Anne Marie Jugnet, "Loin de tout", 1989, photographie argentique noir et blanc, 120 x 150 cm, ©Anne Marie Jugnet.

Carnet d’écriture, 29 septembre 2022

Ce que tu écris en marchant, c’est ce que tu écris de mieux. Ce que tu écris dans l’air et qui se perd derrière toi. Pensées ordonnées. Images splendides. Rentrant, tu t’assois, tu écris ce dont tu te souviens. Ça ne vient pas pareil. Tu poses le peu qu’il te reste, comme on vide ses poches des cailloux, des coquillages et des écorces ramassés. Dans le fond de ta poche, de la terre ou du sable. Des grains qu’on fait rouler sous ses doigts. Le peu qu’il te reste. C’est cela l’écriture. Le peu qu’il te reste. De l’immense discours. C’est cela qui s’écrit. Ce que tu as cru tenir, ce que tu as cru posséder, dans ce transport. Ça ne t’est pas destiné. Pas dans son entièreté. Pas si sûrement. Quand tu marches, tu perces la peau, l’os du monde. Quand tu écris, tu cherches le souvenir d’un corps aimé absent. 

Carnet d’écriture, 17 juin 2022

Écrire, c’est aller. Aller ici, là. Aller bien, mal. C’est marcher. Marcher vers, marcher un peu, longtemps. Aussi, marcher loin de ce qui s’écrit. Accomplir cette impossibilité. S’éloigner de ce qui s’écrit. Rester fixe, avant, après. Mais ça n’arrive jamais. Avant, après, ça n’existe pas. Quand tu écris, tout se situe pendant. Tout est mobile. Tu vas toujours. Bien, mal, ici ou là. États, lieux. Tu traverses, tu arpentes. La fatigue, souvent. Les organes, les membres. La tête. Tu songes à un repos bien mérité. Tu dis, ma tête, ma pauvre tête. Mais tu vas toujours. Où vas-tu ? Comment vas-tu ? En vérité, tu ne peux pas le savoir. Oui, tu peux, mais tu ne veux pas le savoir. Il ne faut pas. Pour aller, il ne faut pas. Pour aller. Pour marcher. Pour écrire. 

Carnet d’écriture, 13 juin 2022

Il n’y a pas d’histoire entre vous. Des mots. Beaucoup de mots. Des phrases. Toutes sortes de phrases. Couvrant en partie le spectre d’une histoire. Le temps que tu utilises ici compte. Il n’y a pas eu d’histoire. La conjugaison compte toujours. Généralement, elle fait la structure de l’histoire. Elle déplace les personnages dans un ou plusieurs temps donnés. Entre vous, il n’y a qu’un seul temps. Tu n’arrives pas à savoir lequel.
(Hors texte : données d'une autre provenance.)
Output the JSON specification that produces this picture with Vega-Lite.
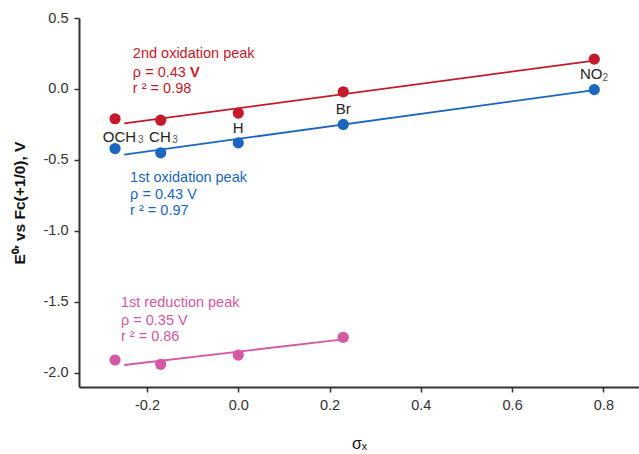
{
  "$schema": "https://vega.github.io/schema/vega-lite/v6.json",
  "width": 560,
  "height": 369,
  "autosize": {"type": "none"},
  "padding": {"left": 79, "top": 18, "right": 0, "bottom": 67},
  "background": "white",
  "config": {
    "view": {"stroke": null},
    "font": "Liberation Sans",
    "axis": {"grid": false, "domainColor": "#333333", "domainWidth": 2, "tickColor": "#333333", "tickWidth": 1.5, "tickSize": 5, "labelFont": "Liberation Sans", "labelFontSize": 14.5, "labelColor": "#333333", "titleFont": "Liberation Sans", "titleColor": "#111111"}
  },
  "datasets": {
    "pts": [
      {"sigma": -0.27, "E": -0.21, "series": "ox2"},
      {"sigma": -0.17, "E": -0.22, "series": "ox2"},
      {"sigma": 0.0, "E": -0.17, "series": "ox2"},
      {"sigma": 0.23, "E": -0.02, "series": "ox2"},
      {"sigma": 0.78, "E": 0.21, "series": "ox2"},
      {"sigma": -0.27, "E": -0.42, "series": "ox1"},
      {"sigma": -0.17, "E": -0.45, "series": "ox1"},
      {"sigma": 0.0, "E": -0.38, "series": "ox1"},
      {"sigma": 0.23, "E": -0.25, "series": "ox1"},
      {"sigma": 0.78, "E": -0.005, "series": "ox1"},
      {"sigma": -0.27, "E": -1.91, "series": "red1"},
      {"sigma": -0.17, "E": -1.94, "series": "red1"},
      {"sigma": 0.0, "E": -1.875, "series": "red1"},
      {"sigma": 0.23, "E": -1.75, "series": "red1"}
    ],
    "fits": [
      {"sigma": -0.25, "E": -0.243, "series": "ox2"},
      {"sigma": 0.78, "E": 0.2, "series": "ox2"},
      {"sigma": -0.25, "E": -0.462, "series": "ox1"},
      {"sigma": 0.78, "E": -0.008, "series": "ox1"},
      {"sigma": -0.25, "E": -1.945, "series": "red1"},
      {"sigma": 0.23, "E": -1.764, "series": "red1"}
    ],
    "notes": [
      {"sigma": -0.231, "E": 0.247, "label": "2nd oxidation peak", "series": "ox2"},
      {"sigma": -0.231, "E": 0.115, "label": "ρ = 0.43", "series": "ox2"},
      {"sigma": -0.231, "E": 0.0, "label": "r ² = 0.98", "series": "ox2"},
      {"sigma": -0.237, "E": -0.63, "label": "1st oxidation peak", "series": "ox1"},
      {"sigma": -0.237, "E": -0.75, "label": "ρ = 0.43 V", "series": "ox1"},
      {"sigma": -0.237, "E": -0.863, "label": "r ² = 0.97", "series": "ox1"},
      {"sigma": -0.257, "E": -1.508, "label": "1st reduction peak", "series": "red1"},
      {"sigma": -0.257, "E": -1.635, "label": "ρ = 0.35 V", "series": "red1"},
      {"sigma": -0.257, "E": -1.75, "label": "r ² = 0.86", "series": "red1"}
    ],
    "boldv": [
      {"sigma": -0.106, "E": 0.115, "label": "V", "series": "ox2"}
    ],
    "subs": [
      {"sigma": -0.297, "E": -0.335, "label": "OCH"},
      {"sigma": -0.1955, "E": -0.335, "label": "CH"},
      {"sigma": 0.7485, "E": 0.107, "label": "NO"}
    ],
    "subsmall": [
      {"sigma": -0.2195, "E": -0.362, "label": "3"},
      {"sigma": -0.1445, "E": -0.362, "label": "3"},
      {"sigma": 0.798, "E": 0.078, "label": "2"}
    ],
    "subc": [
      {"sigma": 0.0, "E": -0.276, "label": "H"},
      {"sigma": 0.23, "E": -0.14, "label": "Br"}
    ]
  },
  "layer": [
    {
      "mark": {"type": "rule", "color": "#333333", "strokeWidth": 2},
      "encoding": {"y": {"datum": 0.5, "type": "quantitative", "scale": {"domain": [-2.1, 0.5], "nice": false, "zero": false}}}
    },
    {
      "data": {"name": "fits"},
      "mark": {"type": "line", "strokeWidth": 1.8},
      "encoding": {
        "x": {"field": "sigma", "type": "quantitative", "scale": {"domain": [-0.349, 0.878], "nice": false, "zero": false}, "axis": {"values": [-0.2, 0, 0.2, 0.4, 0.6, 0.8], "labelExpr": "replace(format(datum.value, '.1f'), '\u2212', '-')", "title": "σₓ", "titleFontSize": 16, "titleFontWeight": "normal", "titlePadding": 24, "labelPadding": 6}},
        "y": {"field": "E", "type": "quantitative", "scale": {"domain": [-2.1, 0.5], "nice": false, "zero": false}, "axis": {"values": [-2, -1.5, -1, -0.5, 0, 0.5], "labelExpr": "replace(format(datum.value, '.1f'), '\u2212', '-')", "title": "E⁰′ vs Fc(+1/0), V", "titleFontSize": 15.5, "titleFontWeight": "bold", "titlePadding": 16, "labelPadding": 6}},
        "color": {"field": "series", "type": "nominal", "scale": {"domain": ["ox2", "ox1", "red1"], "range": ["#c41a2b", "#1a66c0", "#d657a3"]}, "legend": null},
        "detail": {"field": "series"}
      }
    },
    {
      "data": {"name": "pts"},
      "mark": {"type": "point", "filled": true, "shape": "circle", "size": 125, "opacity": 1},
      "encoding": {
        "x": {"field": "sigma", "type": "quantitative"},
        "y": {"field": "E", "type": "quantitative"},
        "color": {"field": "series", "type": "nominal", "legend": null}
      }
    },
    {
      "data": {"name": "notes"},
      "mark": {"type": "text", "align": "left", "baseline": "middle", "fontSize": 14.5},
      "encoding": {
        "x": {"field": "sigma", "type": "quantitative"},
        "y": {"field": "E", "type": "quantitative"},
        "text": {"field": "label"},
        "color": {"field": "series", "type": "nominal", "legend": null}
      }
    },
    {
      "data": {"name": "boldv"},
      "mark": {"type": "text", "align": "left", "baseline": "middle", "fontSize": 14.5, "fontWeight": "bold"},
      "encoding": {
        "x": {"field": "sigma", "type": "quantitative"},
        "y": {"field": "E", "type": "quantitative"},
        "text": {"field": "label"},
        "color": {"field": "series", "type": "nominal", "legend": null}
      }
    },
    {
      "data": {"name": "subs"},
      "mark": {"type": "text", "align": "left", "baseline": "middle", "fontSize": 15, "color": "#222222"},
      "encoding": {
        "x": {"field": "sigma", "type": "quantitative"},
        "y": {"field": "E", "type": "quantitative"},
        "text": {"field": "label"}
      }
    },
    {
      "data": {"name": "subsmall"},
      "mark": {"type": "text", "align": "left", "baseline": "middle", "fontSize": 10, "color": "#555555"},
      "encoding": {
        "x": {"field": "sigma", "type": "quantitative"},
        "y": {"field": "E", "type": "quantitative"},
        "text": {"field": "label"}
      }
    },
    {
      "data": {"name": "subc"},
      "mark": {"type": "text", "align": "center", "baseline": "middle", "fontSize": 15, "color": "#222222"},
      "encoding": {
        "x": {"field": "sigma", "type": "quantitative"},
        "y": {"field": "E", "type": "quantitative"},
        "text": {"field": "label"}
      }
    }
  ]
}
Puisqu’il n’y a pas eu d’histoire. Fallait-il qu’il y en ait une ? Oui, il le fallait. C’est une des conditions de l’existence. Ou peut-être pas, après tout. Peut-être seulement une condition de l’écriture. Peut-être que vos écrits ont fait histoire. Tu sais bien que non. Tu sens que non. Vos écrits ont dissous l’histoire. Ils l’ont rendu illisible. Ils ne vous ont pas fixées dans le temps logique. Vos écrits étaient comme premier jet. Ou pire, comme notes préparatoires. Pas assez de matière, ou trop de matière. Dans les deux cas, impossible de voir l’autre dans sa vérité.
Il n’y a pas eu d’histoire entre vous. Il n’y a eu que des écrits. 
Oui, peut-être, peut-être pas, sur une feuille, quelque part, la fin. 

Carnet d’écriture, 11 juin 2022 (Notes à fonds perdus)

Non, ce n’est pas comme aimer. Écrire ce n’est pas inventer. Aimer, oui, c’est inventer. C’est  former croyance à partir de son propre esprit. Et du peu que l’on saisit de l’autre.

Quelquefois, écrire, c’est pallier à la solitude paradoxale de l’état amoureux.

En amour, la fin souvent s’écrit dès le début. À notre insu. Oui et non. En écriture, la fin se fait parfois attendre. Ou bien, elle n’est pas celle attendue. On ne la décide pas. Elle vient. Elle s’impose. Comme unique résultat possible d’une équation.

Le soulagement de la fin en écriture ! La vue panoramique. L’histoire complète. Bouclée. Comprise. Dans laquelle on peut se replonger. En oubliant la fin. En l’évitant. Cette fin qui dorénavant peut tout aussi bien être début. Cette fin qui nous sauve. Qui empêche l’errance de la croyance.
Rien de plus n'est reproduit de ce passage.